Previously: Maryland's eviction numbers are falling with federal help, but relief's running out

‘The eviction filing rates in Maryland are very high’

A similar occurrence with evictions is happening on the other side of the state, in Washington County, where CEO of the Washington County Community Action Council Tim Fisher calls the housing landscape a “crisis.”

In the first nine months of 2023, according to court data, there were 464 evictions in Washington County. The county had under 450 evictions each year during the period from 2020 to 2022. That 2023 figure, too, is below the 801 evictions in 2019. But with federal rental assistance funds gone, so too is a prediction for an immediate reduction from the total of the past couple years.

“From my perspective,” said Fisher, “that trend will continue to rise.”

The Washington County Community Action Council office on Summit Avenue in Hagerstown.
The Washington County Community Action Council office on Summit Avenue in Hagerstown.

Statewide, there was a total of 23,567 evictions combined in 2020, 2021, and 2022 — an average of about 8,000 per year. The last year before the moratorium, 2019, Maryland registered 21,676 evictions in just 12 months. This year, through nine months, there were 16,325 evictions in the state. And those figures represent a fraction of the hundreds of thousands of eviction filings that take place in the state’s district courts each year.

“The eviction filing rates in Maryland are very high,” said Jacob Haas, a senior research specialist at The Eviction Lab at Princeton University.
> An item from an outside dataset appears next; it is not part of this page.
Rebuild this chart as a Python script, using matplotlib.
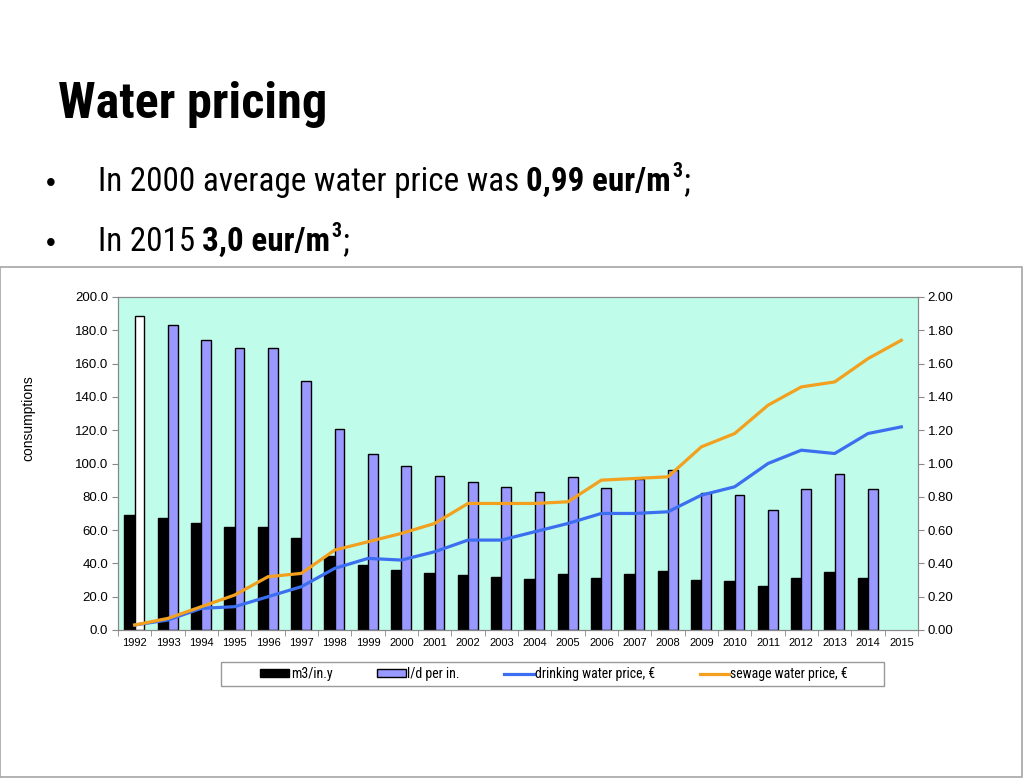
import numpy as np
import matplotlib.pyplot as plt
from matplotlib import font_manager as fm
from matplotlib.patches import Rectangle, Patch
from matplotlib.lines import Line2D
from matplotlib.transforms import IdentityTransform

years = [str(y) for y in range(1992, 2016)]
m3_per_inh = [69.0, 67.5, 64.0, 62.0, 62.0, 55.0, 44.5, 39.0, 36.0, 34.0, 33.0, 31.7,
              30.5, 33.9, 31.5, 33.5, 35.3, 30.3, 29.7, 26.7, 31.3, 34.7, 31.3]
ld_per_inh = [188.4, 183.4, 173.9, 169.1, 169.5, 149.3, 121.0, 105.8, 98.2, 92.6, 88.8, 86.0,
              82.8, 91.8, 85.2, 90.5, 95.8, 82.3, 80.8, 72.0, 84.8, 93.8, 84.8]
drinking_price = [0.03, 0.06, 0.13, 0.14, 0.20, 0.26, 0.37, 0.43, 0.42, 0.47, 0.54, 0.54,
                  0.59, 0.64, 0.70, 0.70, 0.71, 0.81, 0.86, 1.00, 1.08, 1.06, 1.18, 1.22]
sewage_price = [0.03, 0.07, 0.14, 0.21, 0.32, 0.34, 0.48, 0.53, 0.58, 0.64, 0.76, 0.76,
                0.76, 0.77, 0.90, 0.91, 0.92, 1.10, 1.18, 1.35, 1.46, 1.49, 1.63, 1.74]

W, H = 1024, 778
fig = plt.figure(figsize=(W / 100, H / 100), dpi=100)
fig.patch.set_facecolor('white')

# look for a condensed face, the slide uses Roboto Condensed
avail = {f.name for f in fm.fontManager.ttflist}
cond = None
for name in ['Roboto Condensed', 'Liberation Sans Narrow', 'DejaVu Sans Condensed',
             'Noto Sans Condensed', 'Open Sans Condensed']:
    if name in avail:
        cond = name
        break
if cond is None:
    stretched = [f.name for f in fm.fontManager.ttflist
                 if f.stretch in ('condensed', 'semi-condensed', 'extra-condensed')]
    if stretched:
        cond = stretched[0]
if cond is not None:
    narrow = [cond, 'Roboto']
    shrink = 1.0
else:
    narrow = ['Roboto', 'DejaVu Sans']
    shrink = 0.85
arial = ['Liberation Sans', 'DejaVu Sans']


def fx(px):
    return px / W


def fy(py):
    return 1 - py / H


# slide header
fig.text(fx(58), fy(118), 'Water pricing', family=narrow, fontweight='bold',
         fontstretch='condensed', fontsize=36.2 * shrink, va='baseline', ha='left')

renderer = fig.canvas.get_renderer()


def rich_line(y, parts, size=23.9 * shrink):
    x = 98
    px_y = H - y
    fig.text(46, px_y, '\u2022', transform=IdentityTransform(), fontsize=20,
             family=arial, va='baseline')
    for s, bold, sup, gap in parts:
        fs = size * 0.6 if sup else size
        yy = px_y + (size * 0.58 if sup else 0)
        t = fig.text(x, yy, s, transform=IdentityTransform(), fontsize=fs, family=narrow,
                     fontstretch='condensed',
                     fontweight='bold' if bold else 'normal', va='baseline', ha='left')
        bb = t.get_window_extent(renderer)
        x = bb.x1 + gap


rich_line(191, [('In 2000 average water price was', False, False, 7),
                ('0,99 eur/m', True, False, 1),
                ('3', True, True, 1),
                (';', False, False, 0)])
rich_line(251, [('In 2015', False, False, 7),
                ('3,0 eur/m', True, False, 1),
                ('3', True, True, 1),
                (';', False, False, 0)])

# chart frame
fig.patches.append(Rectangle((fx(0), fy(777)), fx(1022), (777 - 267) / H,
                             transform=fig.transFigure, facecolor='white',
                             edgecolor='#a6a6a6', linewidth=1.2, zorder=-2))

ax = fig.add_axes([fx(118), fy(630), 800 / W, 333 / H])
ax.set_facecolor('#bffcea')
x = np.arange(len(years))
n = len(m3_per_inh)
ax.bar(x[:n] - 0.31, m3_per_inh, width=0.31, align='edge', color='black',
       edgecolor='black', linewidth=1)
ld_colors = ['white'] + ['#9999ff'] * (n - 1)
ax.bar(x[:n], ld_per_inh, width=0.29, align='edge', color=ld_colors,
       edgecolor='black', linewidth=1)
ax.set_xlim(-0.5, len(years) - 0.5)
ax.set_ylim(0, 200)
ax.set_yticks(np.arange(0, 201, 20))
ax.set_yticklabels(['%.1f' % v for v in np.arange(0, 201, 20)], family=arial, fontsize=9.5)
ax.set_xticks(x)
ax.set_xticklabels(years, family=arial, fontsize=8)
ax.set_xticks(np.arange(-0.5, len(years), 1), minor=True)
ax.tick_params(axis='x', which='major', length=0, pad=6)
ax.tick_params(axis='x', which='minor', length=4, color='#888888')
ax.tick_params(axis='y', length=4, color='#888888', pad=3)
for s in ax.spines.values():
    s.set_color('#888888')

ax2 = ax.twinx()
ax2.plot(x, drinking_price, color='#3c6ef0', linewidth=2.3, solid_joinstyle='round')
ax2.plot(x, sewage_price, color='#f2a01e', linewidth=2.3, solid_joinstyle='round')
ax2.set_ylim(0, 2)
ax2.set_yticks(np.arange(0, 2.01, 0.2))
ax2.set_yticklabels(['%.2f' % v for v in np.arange(0, 2.01, 0.2)], family=arial, fontsize=9.5)
ax2.tick_params(axis='y', length=4, color='#888888', pad=3)
for s in ax2.spines.values():
    s.set_color('#888888')

fig.text(fx(28), fy(418), 'consumptions', rotation=90, family=arial, fontsize=10,
         ha='center', va='center')

# legend: frame drawn separately, items centred inside
fig.patches.append(Rectangle((fx(221), fy(686)), 663 / W, 24 / H,
                             transform=fig.transFigure, facecolor='white',
                             edgecolor='#999999', linewidth=1, zorder=-1))
handles = [Patch(facecolor='black', edgecolor='black'),
           Patch(facecolor='#9999ff', edgecolor='black'),
           Line2D([], [], color='#3c6ef0', linewidth=2.3),
           Line2D([], [], color='#f2a01e', linewidth=2.3)]
labels = ['m3/in.y', 'l/d per in.', 'drinking water price, \u20ac', 'sewage water price, \u20ac']
leg_size = 10 if cond is not None else 8
fig.legend(handles, labels, loc='center', ncol=4,
           bbox_to_anchor=(fx(554), fy(674)),
           prop={'family': narrow if cond is not None else arial, 'size': leg_size,
                 'stretch': 'condensed'},
           frameon=False, handlelength=2.1, handleheight=0.5, handletextpad=0.1,
           columnspacing=3.2, borderaxespad=0)

fig.savefig('out.png', dpi=100)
More than 400,000 “failure to pay rent” cases were filed in Maryland in the state’s 2023 fiscal year. Haas, providing the figures for Virginia and Pennsylvania, indicated the annual filing totals for those two states combined are still less than in Maryland.

Related: With Salisbury's Jake Day confirmed for cabinet, what’s next for housing statewide?

How much does it cost to file an eviction?

Maryland Legal Aid has 60 people handling that load of hundreds of thousands of cases, said Zafar Shah, the organization’s assistant advocacy director for tenants’ right to counsel project. He indicated less than a third (fewer than 20 attorneys statewide) are full-time eviction counsel.

A 2021 state law provided tenants’ the right to counsel in eviction cases and required landlords to provide a 10-day notice before an eviction.

“Eviction filing fees do play a very significant role in eviction filing rates,” said Haas of The Eviction Lab. Nationwide, the median filing fee for an eviction case is about $100, he said, and in Maryland that fee can start as low as $15.

Shah said there’s a “very strong correlation” between the right to counsel coupled with the strengthened notice provisions and the fewer filings, a number reduced by hundreds of thousands in a few years. In 2019, there were 674,575 filings. One reason for the high levels — the fee.

In this file photo circa 2023, Maryland Housing and Community Development Secretary Jake Day hears about operations at JRJ Manufacturing, a heating, ventilation and air conditioning manufacturer that relocated from Waynesboro, Pa., to the former Fort Ritchie post exchange last year. Behind him are, from left, Washington County Commissioner Randy Wagner, Washington County Director of Business and Economic Development Jonathan Horowitz, Richie Revival developer John Krumpotich and Hagerstown Mayor Tekesha Martinez.

Out in Hagerstown, Fisher, who came to the Community Action Council earlier this year, is looking to Annapolis and the General Assembly for “middle ground” on legislation for renters. The Maryland Legislature is scheduled to return for its 90-day session on Jan. 10. Fisher suggested a new bill of rights for those who rent, calling that “an incredibly important first step.”

Also a sociology professor at a local community college, he pointed to the response to the 2008 housing crisis and made a comparison to the housing market that many renters are facing today.

“We don’t have the same sense of ‘something must be done,’ that we do for folks who rent in the same manner that we do for folks who purchase homes,” he said.